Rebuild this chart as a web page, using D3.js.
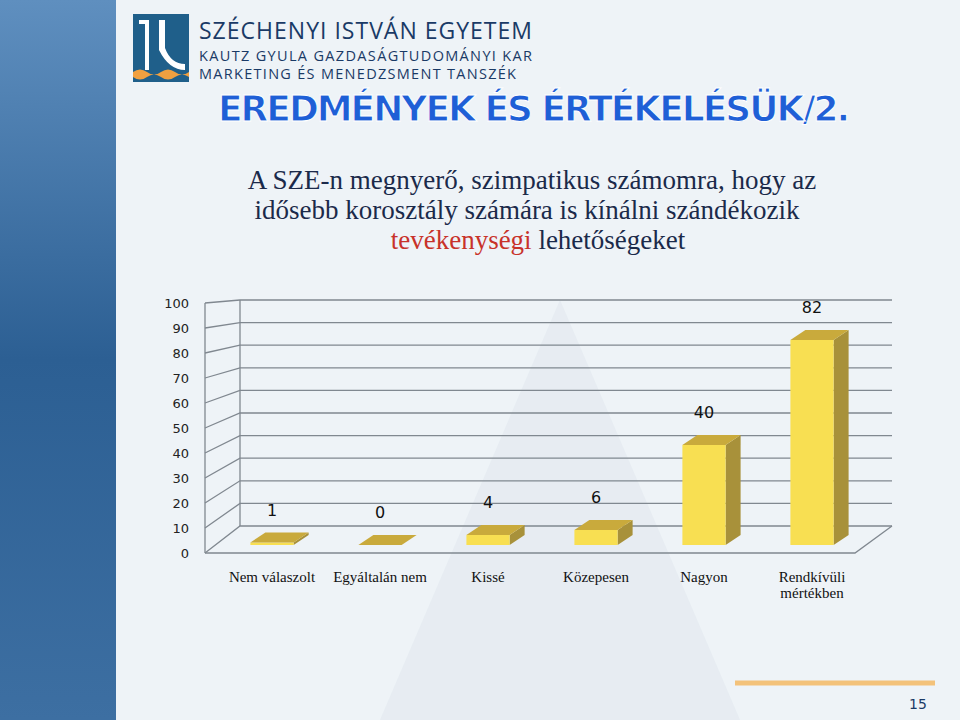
<!DOCTYPE html>
<html><head><meta charset="utf-8">
<script src="https://cdn.jsdelivr.net/npm/d3@7"></script>
<style>body{margin:0;background:#eef3f7}</style>
</head><body>
<svg id="chart" width="960" height="720"></svg>
<script>
const categories = ["Nem válaszolt", "Egyáltalán nem", "Kissé", "Közepesen", "Nagyon", "Rendkívüli mértékben"]
const values = [1, 0, 4, 6, 40, 82]
const yTicks = [0, 10, 20, 30, 40, 50, 60, 70, 80, 90, 100]

const svg = d3.select("#chart")

// background
const defs = svg.append("defs")
const grad = defs.append("linearGradient").attr("id", "side").attr("x1", 0).attr("y1", 0).attr("x2", 0).attr("y2", 1)
grad.append("stop").attr("offset", "0%").attr("stop-color", "#5f8fbf")
grad.append("stop").attr("offset", "50%").attr("stop-color", "#2c5f93")
grad.append("stop").attr("offset", "100%").attr("stop-color", "#3d6fa2")
svg.append("rect").attr("width", 960).attr("height", 720).attr("fill", "#eef3f7")
svg.append("rect").attr("width", 116).attr("height", 720).attr("fill", "url(#side)")
svg.append("path").attr("d", "M380,720 L560,300 L740,720 Z").attr("fill", "#dfe6ee").attr("opacity", 0.5)

// logo
const logo = svg.append("g").attr("transform", "translate(133,14)")
logo.append("rect").attr("width", 56).attr("height", 68).attr("fill", "#1f5f8a")
logo.append("path").attr("d", "M6,6 h10 v50 h-4 v-46 h-6 Z M26,6 v30 q10,20 26,20 v-6 q-14,0 -20,-16 v-28 Z").attr("fill", "#fff")
logo.append("path").attr("d", "M0,58 q7,-5 14,0 t14,0 t14,0 t14,0 v5 q-7,-5 -14,0 t-14,0 t-14,0 t-14,0 Z").attr("fill", "#f0a040")
const hdr = svg.append("g").attr("font-family", "Open Sans, sans-serif").attr("fill", "#1a3a66")
hdr.append("text").attr("x", 199).attr("y", 39).attr("font-size", 23).attr("textLength", 333).text("SZÉCHENYI ISTVÁN EGYETEM")
hdr.append("text").attr("x", 199).attr("y", 61).attr("font-size", 14.5).attr("textLength", 333).text("KAUTZ GYULA GAZDASÁGTUDOMÁNYI KAR")
hdr.append("text").attr("x", 199).attr("y", 79).attr("font-size", 14.5).attr("textLength", 317).text("MARKETING  ÉS MENEDZSMENT TANSZÉK")
svg.append("text").attr("x", 218).attr("y", 121).attr("font-family", "Verdana, DejaVu Sans, sans-serif")
  .attr("font-weight", "bold").attr("font-size", 36).attr("fill", "#1f5fd6")
  .attr("stroke", "#fff").attr("stroke-width", 1).attr("letter-spacing", -2)
  .text("EREDMÉNYEK ÉS ÉRTÉKELÉSÜK/2.")

const sub = svg.append("g").attr("font-family", "Liberation Serif, serif").attr("font-size", 27).attr("text-anchor", "middle").attr("fill", "#1b2a4a")
sub.append("text").attr("x", 532).attr("y", 189).text("A SZE-n megnyerő, szimpatikus számomra, hogy az")
sub.append("text").attr("x", 527).attr("y", 219).text("idősebb korosztály számára is kínálni szándékozik")
const l3 = sub.append("text").attr("x", 538).attr("y", 249)
l3.append("tspan").attr("fill", "#c8322a").text("tevékenységi")
l3.append("tspan").text(" lehetőségeket")

// chart geometry
const yFront = d3.scaleLinear().domain([0, 100]).range([553, 303])
const yBack = d3.scaleLinear().domain([0, 100]).range([526, 300])
const yBar = d3.scaleLinear().domain([0, 100]).range([545, 295])
const x = d3.scaleBand().domain(categories).range([218, 866]).paddingInner(0.6).paddingOuter(0.3)
const wallL = 240, wallR = 892, frontL = 205, frontR = 855

const grid = svg.append("g").attr("stroke", "#808890").attr("stroke-width", 1.3).attr("fill", "none")
yTicks.forEach(t => {
  grid.append("path").attr("d", `M${frontL},${yFront(t)} L${wallL},${yBack(t)} L${wallR},${yBack(t)}`)
})
grid.append("path").attr("d", `M${frontL},${yFront(0)} L${frontL},${yFront(100)}`)
grid.append("path").attr("d", `M${wallL},${yBack(0)} L${wallL},${yBack(100)}`)
grid.append("path").attr("d", `M${frontL},${yFront(0)} L${frontR},${yFront(0)} L${wallR},${yBack(0)}`)

svg.append("g").attr("font-family", "DejaVu Sans, sans-serif").attr("font-size", 13).attr("fill", "#222").attr("text-anchor", "end")
  .selectAll("text").data(yTicks).join("text")
  .attr("x", 189).attr("y", d => yFront(d) + 5).text(d => d)

// bars
const dx = 15, dy = 10
const bars = svg.append("g").selectAll("g").data(categories).join("g")
bars.each(function(c, i) {
  const g = d3.select(this)
  const x0 = x(c), w = x.bandwidth(), top = yBar(values[i]), base = yBar(0)
  g.append("path").attr("d", `M${x0 + w},${base} L${x0 + w + dx},${base - dy} L${x0 + w + dx},${top - dy} L${x0 + w},${top} Z`).attr("fill", "#a8913a")
  g.append("rect").attr("x", x0).attr("y", top).attr("width", w).attr("height", Math.max(base - top, 0.01)).attr("fill", "#f8df52")
  g.append("path").attr("d", `M${x0},${top} L${x0 + dx},${top - dy} L${x0 + w + dx},${top - dy} L${x0 + w},${top} Z`).attr("fill", "#c9aa3c")
  g.append("text").attr("x", x0 + w / 2).attr("y", top - 27)
    .attr("text-anchor", "middle").attr("font-family", "DejaVu Sans, sans-serif").attr("font-size", 16).attr("fill", "#111")
    .text(values[i])
})

// category labels
const lab = svg.append("g").attr("font-family", "Liberation Serif, serif").attr("font-size", 15).attr("text-anchor", "middle").attr("fill", "#111")
categories.forEach(c => {
  const cx = x(c) + x.bandwidth() / 2
  const parts = c === "Rendkívüli mértékben" ? ["Rendkívüli", "mértékben"] : [c]
  parts.forEach((p, k) => lab.append("text").attr("x", cx).attr("y", 582 + k * 16).text(p))
})

// footer
svg.append("line").attr("x1", 735).attr("x2", 935).attr("y1", 683).attr("y2", 683).attr("stroke", "#f3c27a").attr("stroke-width", 5)
svg.append("text").attr("x", 918).attr("y", 709).attr("text-anchor", "middle").attr("font-family", "DejaVu Sans, sans-serif").attr("font-size", 14).attr("fill", "#1a3a66").text("15")
</script>
</body></html>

----

Write out every line above exactly as it is, leaving out the pictures.

* _The output_
Rebuild this chart as a web page, using D3.js.
<!DOCTYPE html>
<html><head><meta charset="utf-8">
<script src="https://cdn.jsdelivr.net/npm/d3@7"></script>
<style>body{margin:0;background:#eef3f7}</style>
</head><body>
<svg id="chart" width="960" height="720"></svg>
<script>
const categories = ["Nem válaszolt", "Egyáltalán nem", "Kissé", "Közepesen", "Nagyon", "Rendkívüli mértékben"]
const values = [1, 0, 4, 6, 40, 82]
const yTicks = [0, 10, 20, 30, 40, 50, 60, 70, 80, 90, 100]

const svg = d3.select("#chart")

// background
const defs = svg.append("defs")
const grad = defs.append("linearGradient").attr("id", "side").attr("x1", 0).attr("y1", 0).attr("x2", 0).attr("y2", 1)
grad.append("stop").attr("offset", "0%").attr("stop-color", "#5f8fbf")
grad.append("stop").attr("offset", "50%").attr("stop-color", "#2c5f93")
grad.append("stop").attr("offset", "100%").attr("stop-color", "#3d6fa2")
svg.append("rect").attr("width", 960).attr("height", 720).attr("fill", "#eef3f7")
svg.append("rect").attr("width", 116).attr("height", 720).attr("fill", "url(#side)")
svg.append("path").attr("d", "M380,720 L560,300 L740,720 Z").attr("fill", "#dfe6ee").attr("opacity", 0.5)

// logo
const logo = svg.append("g").attr("transform", "translate(133,14)")
logo.append("rect").attr("width", 56).attr("height", 68).attr("fill", "#1f5f8a")
logo.append("path").attr("d", "M6,6 h10 v50 h-4 v-46 h-6 Z M26,6 v30 q10,20 26,20 v-6 q-14,0 -20,-16 v-28 Z").attr("fill", "#fff")
logo.append("path").attr("d", "M0,58 q7,-5 14,0 t14,0 t14,0 t14,0 v5 q-7,-5 -14,0 t-14,0 t-14,0 t-14,0 Z").attr("fill", "#f0a040")
const hdr = svg.append("g").attr("font-family", "Open Sans, sans-serif").attr("fill", "#1a3a66")
hdr.append("text").attr("x", 199).attr("y", 39).attr("font-size", 23).attr("textLength", 333).text("SZÉCHENYI ISTVÁN EGYETEM")
hdr.append("text").attr("x", 199).attr("y", 61).attr("font-size", 14.5).attr("textLength", 333).text("KAUTZ GYULA GAZDASÁGTUDOMÁNYI KAR")
hdr.append("text").attr("x", 199).attr("y", 79).attr("font-size", 14.5).attr("textLength", 317).text("MARKETING  ÉS MENEDZSMENT TANSZÉK")
svg.append("text").attr("x", 218).attr("y", 121).attr("font-family", "Verdana, DejaVu Sans, sans-serif")
  .attr("font-weight", "bold").attr("font-size", 36).attr("fill", "#1f5fd6")
  .attr("stroke", "#fff").attr("stroke-width", 1).attr("letter-spacing", -2)
  .text("EREDMÉNYEK ÉS ÉRTÉKELÉSÜK/2.")

const sub = svg.append("g").attr("font-family", "Liberation Serif, serif").attr("font-size", 27).attr("text-anchor", "middle").attr("fill", "#1b2a4a")
sub.append("text").attr("x", 532).attr("y", 189).text("A SZE-n megnyerő, szimpatikus számomra, hogy az")
sub.append("text").attr("x", 527).attr("y", 219).text("idősebb korosztály számára is kínálni szándékozik")
const l3 = sub.append("text").attr("x", 538).attr("y", 249)
l3.append("tspan").attr("fill", "#c8322a").text("tevékenységi")
l3.append("tspan").text(" lehetőségeket")

// chart geometry
const yFront = d3.scaleLinear().domain([0, 100]).range([553, 303])
const yBack = d3.scaleLinear().domain([0, 100]).range([526, 300])
const yBar = d3.scaleLinear().domain([0, 100]).range([545, 295])
const x = d3.scaleBand().domain(categories).range([218, 866]).paddingInner(0.6).paddingOuter(0.3)
const wallL = 240, wallR = 892, frontL = 205, frontR = 855

const grid = svg.append("g").attr("stroke", "#808890").attr("stroke-width", 1.3).attr("fill", "none")
yTicks.forEach(t => {
  grid.append("path").attr("d", `M${frontL},${yFront(t)} L${wallL},${yBack(t)} L${wallR},${yBack(t)}`)
})
grid.append("path").attr("d", `M${frontL},${yFront(0)} L${frontL},${yFront(100)}`)
grid.append("path").attr("d", `M${wallL},${yBack(0)} L${wallL},${yBack(100)}`)
grid.append("path").attr("d", `M${frontL},${yFront(0)} L${frontR},${yFront(0)} L${wallR},${yBack(0)}`)

svg.append("g").attr("font-family", "DejaVu Sans, sans-serif").attr("font-size", 13).attr("fill", "#222").attr("text-anchor", "end")
  .selectAll("text").data(yTicks).join("text")
  .attr("x", 189).attr("y", d => yFront(d) + 5).text(d => d)

// bars
const dx = 15, dy = 10
const bars = svg.append("g").selectAll("g").data(categories).join("g")
bars.each(function(c, i) {
  const g = d3.select(this)
  const x0 = x(c), w = x.bandwidth(), top = yBar(values[i]), base = yBar(0)
  g.append("path").attr("d", `M${x0 + w},${base} L${x0 + w + dx},${base - dy} L${x0 + w + dx},${top - dy} L${x0 + w},${top} Z`).attr("fill", "#a8913a")
  g.append("rect").attr("x", x0).attr("y", top).attr("width", w).attr("height", Math.max(base - top, 0.01)).attr("fill", "#f8df52")
  g.append("path").attr("d", `M${x0},${top} L${x0 + dx},${top - dy} L${x0 + w + dx},${top - dy} L${x0 + w},${top} Z`).attr("fill", "#c9aa3c")
  g.append("text").attr("x", x0 + w / 2).attr("y", top - 27)
    .attr("text-anchor", "middle").attr("font-family", "DejaVu Sans, sans-serif").attr("font-size", 16).attr("fill", "#111")
    .text(values[i])
})

// category labels
const lab = svg.append("g").attr("font-family", "Liberation Serif, serif").attr("font-size", 15).attr("text-anchor", "middle").attr("fill", "#111")
categories.forEach(c => {
  const cx = x(c) + x.bandwidth() / 2
  const parts = c === "Rendkívüli mértékben" ? ["Rendkívüli", "mértékben"] : [c]
  parts.forEach((p, k) => lab.append("text").attr("x", cx).attr("y", 582 + k * 16).text(p))
})

// footer
svg.append("line").attr("x1", 735).attr("x2", 935).attr("y1", 683).attr("y2", 683).attr("stroke", "#f3c27a").attr("stroke-width", 5)
svg.append("text").attr("x", 918).attr("y", 709).attr("text-anchor", "middle").attr("font-family", "DejaVu Sans, sans-serif").attr("font-size", 14).attr("fill", "#1a3a66").text("15")
</script>
</body></html>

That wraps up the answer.